In a press conference, BoJ governor Kuroda responded that the BoJ’s aggressive easing, the first arrow of Abenomics, is not intended to devalue the yen. The official view from the BoJ and the government is that Japan’s monetary policy is targeting neither the level of JPY nor stability of the currency market, as stated. Prime Minister Abe also emphasized this point in the Diet session.
However, they must certainly remember the political pressure from the US that led to the rapid JPY appreciation in the early 1990s (see our FX research team’s “Japan-U.S. trade frictions and the yen, Lessons from the early 1990s”).
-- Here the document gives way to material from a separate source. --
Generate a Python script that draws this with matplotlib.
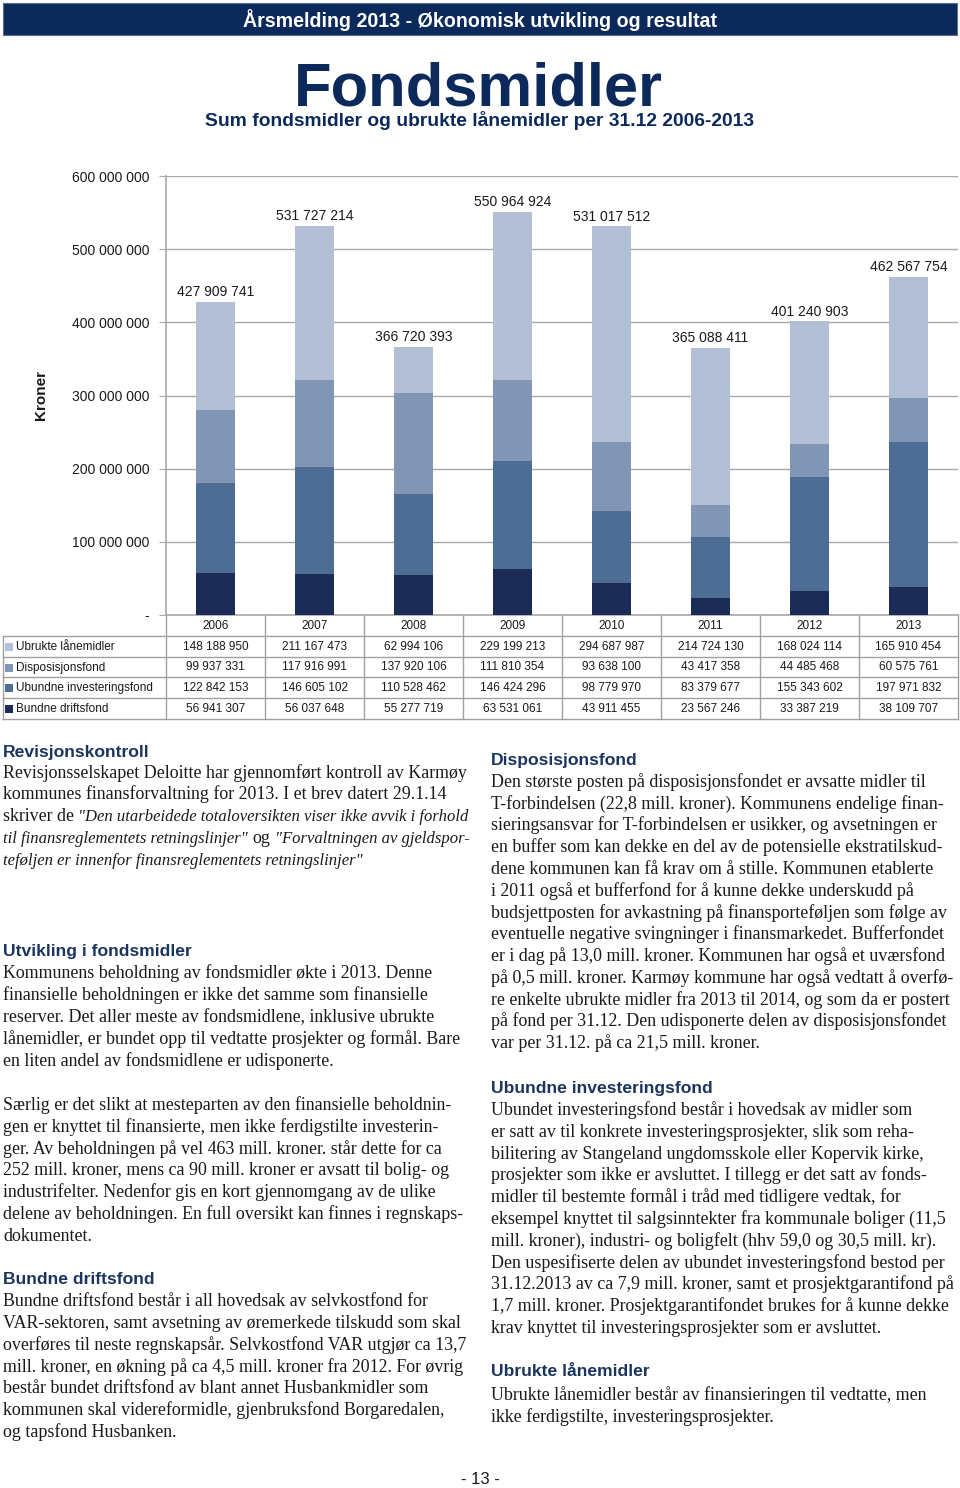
import matplotlib
matplotlib.use('Agg')
import matplotlib.pyplot as plt
from matplotlib import font_manager
from matplotlib.font_manager import FontProperties
from matplotlib.patches import Rectangle
from matplotlib.transforms import blended_transform_factory
from matplotlib.ticker import FixedLocator, FuncFormatter

# ---------------- data ----------------
years = ['2006', '2007', '2008', '2009', '2010', '2011', '2012', '2013']
ubrukte = [148188950, 211167473, 62994106, 229199213, 294687987, 214724130, 168024114, 165910454]
disposisjon = [99937331, 117916991, 137920106, 111810354, 93638100, 43417358, 44485468, 60575761]
ubundne = [122842153, 146605102, 110528462, 146424296, 98779970, 83379677, 155343602, 197971832]
bundne = [56941307, 56037648, 55277719, 63531061, 43911455, 23567246, 33387219, 38109707]
total_labels = [427909741, 531727214, 366720393, 550964924, 531017512, 365088411, 401240903, 462567754]
series_names = ['Ubrukte lånemidler', 'Disposisjonsfond', 'Ubundne investeringsfond', 'Bundne driftsfond']
yticks = [0, 100000000, 200000000, 300000000, 400000000, 500000000, 600000000]

header_text = 'Årsmelding 2013 - Økonomisk utvikling og resultat'
title_text = 'Fondsmidler'
subtitle_text = 'Sum fondsmidler og ubrukte lånemidler per 31.12 2006-2013'
ylabel_text = 'Kroner'
page_text = '- 13 -'

R, I = 'normal', 'italic'
revisjon_lines = [
    [('Revisjonsselskapet Deloitte har gjennomført kontroll av Karmøy', R)],
    [('kommunes finansforvaltning for 2013. I et brev datert 29.1.14', R)],
    [('skriver de ', R), ('"Den utarbeidede totaloversikten viser ikke avvik i forhold', I)],
    [('til finansreglementets retningslinjer"', I), (' og ', R), ('"Forvaltningen av gjeldspor-', I)],
    [('teføljen er innenfor finansreglementets retningslinjer"', I)],
]
utvikling_lines = [
    'Kommunens beholdning av fondsmidler økte i 2013. Denne',
    'finansielle beholdningen er ikke det samme som finansielle',
    'reserver. Det aller meste av fondsmidlene, inklusive ubrukte',
    'lånemidler, er bundet opp til vedtatte prosjekter og formål. Bare',
    'en liten andel av fondsmidlene er udisponerte.',
]
saerlig_lines = [
    'Særlig er det slikt at mesteparten av den finansielle beholdnin-',
    'gen er knyttet til finansierte, men ikke ferdigstilte investerin-',
    'ger. Av beholdningen på vel 463 mill. kroner. står dette for ca',
    '252 mill. kroner, mens ca 90 mill. kroner er avsatt til bolig- og',
    'industrifelter. Nedenfor gis en kort gjennomgang av de ulike',
    'delene av beholdningen. En full oversikt kan finnes i regnskaps-',
    'dokumentet.',
]
bundne_lines = [
    'Bundne driftsfond består i all hovedsak av selvkostfond for',
    'VAR-sektoren, samt avsetning av øremerkede tilskudd som skal',
    'overføres til neste regnskapsår. Selvkostfond VAR utgjør ca 13,7',
    'mill. kroner, en økning på ca 4,5 mill. kroner fra 2012. For øvrig',
    'består bundet driftsfond av blant annet Husbankmidler som',
    'kommunen skal videreformidle, gjenbruksfond Borgaredalen,',
    'og tapsfond Husbanken.',
]
dispo_lines = [
    'Den største posten på disposisjonsfondet er avsatte midler til',
    'T-forbindelsen (22,8 mill. kroner). Kommunens endelige finan-',
    'sieringsansvar for T-forbindelsen er usikker, og avsetningen er',
    'en buffer som kan dekke en del av de potensielle ekstratilskud-',
    'dene kommunen kan få krav om å stille. Kommunen etablerte',
    'i 2011 også et bufferfond for å kunne dekke underskudd på',
    'budsjettposten for avkastning på finansporteføljen som følge av',
    'eventuelle negative svingninger i finansmarkedet. Bufferfondet',
    'er i dag på 13,0 mill. kroner. Kommunen har også et uværsfond',
    'på 0,5 mill. kroner. Karmøy kommune har også vedtatt å overfø-',
    're enkelte ubrukte midler fra 2013 til 2014, og som da er postert',
    'på fond per 31.12. Den udisponerte delen av disposisjonsfondet',
    'var per 31.12. på ca 21,5 mill. kroner.',
]
ubundne_lines = [
    'Ubundet investeringsfond består i hovedsak av midler som',
    'er satt av til konkrete investeringsprosjekter, slik som reha-',
    'bilitering av Stangeland ungdomsskole eller Kopervik kirke,',
    'prosjekter som ikke er avsluttet. I tillegg er det satt av fonds-',
    'midler til bestemte formål i tråd med tidligere vedtak, for',
    'eksempel knyttet til salgsinntekter fra kommunale boliger (11,5',
    'mill. kroner), industri- og boligfelt (hhv 59,0 og 30,5 mill. kr).',
    'Den uspesifiserte delen av ubundet investeringsfond bestod per',
    '31.12.2013 av ca 7,9 mill. kroner, samt et prosjektgarantifond på',
    '1,7 mill. kroner. Prosjektgarantifondet brukes for å kunne dekke',
    'krav knyttet til investeringsprosjekter som er avsluttet.',
]
ubrukte_lines = [
    'Ubrukte lånemidler består av finansieringen til vedtatte, men',
    'ikke ferdigstilte, investeringsprosjekter.',
]

# ---------------- styles ----------------
def pick(*names):
    for n in names:
        try:
            font_manager.findfont(FontProperties(family=n), fallback_to_default=False)
            return n
        except Exception:
            pass
    return 'DejaVu Sans'

SANS = pick('Liberation Sans', 'Arial', 'DejaVu Sans')
SERIF = pick('Liberation Serif', 'DejaVu Serif')

NAVY = '#0b2a5b'
HEAD = '#1b355f'
TEXT = '#1a1a1a'
colors = {'Ubrukte lånemidler': '#b3bfd4',
          'Disposisjonsfond': '#8196b4',
          'Ubundne investeringsfond': '#4d6d94',
          'Bundne driftsfond': '#1b2c57'}
GRID = '#a8a8a8'

W, H = 960, 1488
fig = plt.figure(figsize=(W / 100, H / 100), dpi=100)
bg = fig.add_axes([0, 0, 1, 1])
bg.set_xlim(0, W)
bg.set_ylim(H, 0)
bg.axis('off')
renderer = fig.canvas.get_renderer()


def fit_text(x, y, s, target_w, **kw):
    t = bg.text(x, y, s, fontsize=20, **kw)
    w = t.get_window_extent(renderer=renderer).width
    t.set_fontsize(20 * target_w / w)
    return t


# header bar
bg.add_patch(Rectangle((3, 3), 954, 32, facecolor=NAVY, edgecolor='#5a6f8f', lw=0.8))
fit_text(480, 20, header_text, 472, ha='center', va='center', color='white',
         family=SANS, weight='bold')
fit_text(478, 105, title_text, 369, ha='center', va='baseline', color=NAVY,
         family=SANS, weight='bold')
fit_text(480, 126, subtitle_text, 550, ha='center', va='baseline', color=NAVY,
         family=SANS, weight='bold')

# ---------------- chart ----------------
ax_left, ax_right, ax_top, ax_bot = 166, 958, 176, 615
ax = fig.add_axes([ax_left / W, 1 - ax_bot / H, (ax_right - ax_left) / W, (ax_bot - ax_top) / H])
xs = list(range(len(years)))
stack = [('Bundne driftsfond', bundne), ('Ubundne investeringsfond', ubundne),
         ('Disposisjonsfond', disposisjon), ('Ubrukte lånemidler', ubrukte)]
bottom = [0] * len(years)
for name, vals in stack:
    ax.bar(xs, vals, width=0.39, bottom=bottom, color=colors[name], zorder=3, linewidth=0)
    bottom = [b + v for b, v in zip(bottom, vals)]
for x, top, lab in zip(xs, bottom, total_labels):
    ax.annotate(f'{lab:,}'.replace(',', ' '), (x, top), xytext=(0, 2), textcoords='offset points',
                ha='center', va='bottom', fontsize=10, family=SANS, color=TEXT)

ax.set_xlim(-0.5, len(years) - 0.5)
ax.set_ylim(0, 600000000)
ax.yaxis.set_major_locator(FixedLocator(yticks))
ax.yaxis.set_major_formatter(FuncFormatter(lambda v, p: '-' if v == 0 else f'{int(v):,}'.replace(',', ' ')))
ax.grid(axis='y', color=GRID, lw=1, zorder=0)
ax.set_xticks([])
for s in ['top', 'right']:
    ax.spines[s].set_visible(False)
for s in ['left', 'bottom']:
    ax.spines[s].set_color(GRID)
    ax.spines[s].set_linewidth(1.2)
ax.tick_params(axis='y', length=5, color=GRID, pad=7, labelsize=10, labelcolor=TEXT)
for lab in ax.get_yticklabels():
    lab.set_family(SANS)
ax.set_ylabel(ylabel_text, fontsize=11, weight='bold', family=SANS, color=TEXT)
ax.yaxis.set_label_coords(-(166 - 48) / (ax_right - ax_left), 0.5)

# ---------------- table ----------------
trans = blended_transform_factory(ax.transData, bg.transData)
row_y = [615, 636, 657, 677, 698, 719]
tcol = '#a0a0a0'
for xb in [i - 0.5 for i in range(len(years) + 1)]:
    ax.plot([xb, xb], [row_y[0], row_y[-1]], transform=trans, color=tcol, lw=1, clip_on=False)
for yl in row_y[1:]:
    bg.plot([3, ax_right], [yl, yl], color=tcol, lw=1)
bg.plot([3, 3], [row_y[1], row_y[-1]], color=tcol, lw=1)
for x, yr in zip(xs, years):
    ax.text(x, (row_y[0] + row_y[1]) / 2 + 0.5, yr, transform=trans, ha='center', va='center',
            fontsize=8.5, family=SANS, color=TEXT, clip_on=False)
table_rows = [('Ubrukte lånemidler', ubrukte), ('Disposisjonsfond', disposisjon),
              ('Ubundne investeringsfond', ubundne), ('Bundne driftsfond', bundne)]
for r, (name, vals) in enumerate(table_rows):
    yc = (row_y[r + 1] + row_y[r + 2]) / 2 + 0.5
    bg.add_patch(Rectangle((5, yc - 4), 8, 8, facecolor=colors[name], edgecolor='none'))
    bg.text(16, yc, name, ha='left', va='center', fontsize=8.5, family=SANS, color=TEXT)
    for x, v in zip(xs, vals):
        ax.text(x, yc, f'{v:,}'.replace(',', ' '), transform=trans, ha='center', va='center',
                fontsize=8.5, family=SANS, color=TEXT, clip_on=False)

# ---------------- body text ----------------
BODY_FS = 12.0
probe = bg.text(0, 0, 'Revisjonsselskapet Deloitte har gjennomført kontroll av Karmøy',
                fontsize=BODY_FS, family=SERIF)
pw = probe.get_window_extent(renderer=renderer).width
probe.remove()
BODY_FS = BODY_FS * 465 / pw


def text_width(s, style, fs):
    t = bg.text(0, 0, s, fontsize=fs, family=SERIF, style=style)
    w = t.get_window_extent(renderer=renderer).width
    t.remove()
    return w


def space_width(style, fs):
    return text_width('x x', style, fs) - text_width('xx', style, fs)


def seg_width(seg, style, fs):
    lead = len(seg) - len(seg.lstrip(' '))
    trail = len(seg) - len(seg.rstrip(' '))
    return (lead + trail) * space_width(style, fs) + text_width(seg.strip(' '), style, fs)


# italic size so that the widest mixed line fits the column like the reference
ref_line = revisjon_lines[3]
w_reg = sum(seg_width(s, st, BODY_FS) for s, st in ref_line if st == R)
w_it = sum(seg_width(s, st, BODY_FS) for s, st in ref_line if st == I)
ITAL_FS = BODY_FS * (466 - w_reg) / w_it


def heading(x, y, s):
    bg.text(x, y, s, ha='left', va='baseline', fontsize=12.6, weight='bold', family=SANS, color=HEAD)


def body(x, y0, lines, step):
    for k, ln in enumerate(lines):
        y = y0 + k * step
        if isinstance(ln, str):
            bg.text(x, y, ln, ha='left', va='baseline', fontsize=BODY_FS, family=SERIF, color=TEXT)
        else:
            cx = x
            for seg, style in ln:
                fs = ITAL_FS if style == I else BODY_FS
                lead = len(seg) - len(seg.lstrip(' '))
                trail = len(seg) - len(seg.rstrip(' '))
                core = seg.strip(' ')
                cx += lead * space_width(style, fs)
                bg.text(cx, y, core, ha='left', va='baseline', fontsize=fs, family=SERIF,
                        style=style, color=TEXT)
                cx += text_width(core, style, fs) + trail * space_width(style, fs)


LX, RX = 3, 491
heading(LX, 756.5, 'Revisjonskontroll')
body(LX, 777.5, revisjon_lines, 21.9)
heading(LX, 956, 'Utvikling i fondsmidler')
body(LX, 978, utvikling_lines, 21.9)
body(LX, 1110, saerlig_lines, 21.8)
heading(LX, 1284, 'Bundne driftsfond')
body(LX, 1306.5, bundne_lines, 21.7)

heading(RX, 765, 'Disposisjonsfond')
body(RX, 786.7, dispo_lines, 21.8)
heading(RX, 1093, 'Ubundne investeringsfond')
body(RX, 1115, ubundne_lines, 21.8)
heading(RX, 1376.5, 'Ubrukte lånemidler')
body(RX, 1400, ubrukte_lines, 21.8)

bg.text(480, 1484, page_text, ha='center', va='baseline', fontsize=12, family=SANS, color=TEXT)

fig.savefig('out.png', dpi=100)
We note that the real effective JPY exchange rate was not a slow then as it is now (see above chart). This means that the US may have more grounds for the statement now, though what the US government would do is uncertain. Abe will visit Trump next Friday with the minister of finance, who is in charge of currency policy.
They probably will attempt to persuade the administration that Japan is not a currency manipulator and is in fact contributing to US job creation through foreign direct investment. Trump’s reaction may cause market volatility, which would raise the risk that business confidence will start to deteriorate.
While BoJ stood on hold as widely anticipated; autopilot likely would continue at least until H2 of this year. The Japanese central bank delivered no surprises at its policy meeting this week, leaving in place the parameters of its yield curve control policy (-0.1% for the IOER and the around -0% target for the 10-year JGB yield) and of asset purchases, including the about ¥80 trillion per year for JGBs. In any event, we think it is still too early to talk about a policy change.
In fact, the BoJ revised up its growth forecast but left the inflation projection unchanged (and very high compared to our and the market consensus forecast), implying that their inflation outlook has become somewhat cautious. More importantly, their risk bias for both growth and inflation skews to the downside. We continue to believe the BoJ will stay on hold at least for the next six months, if not longer.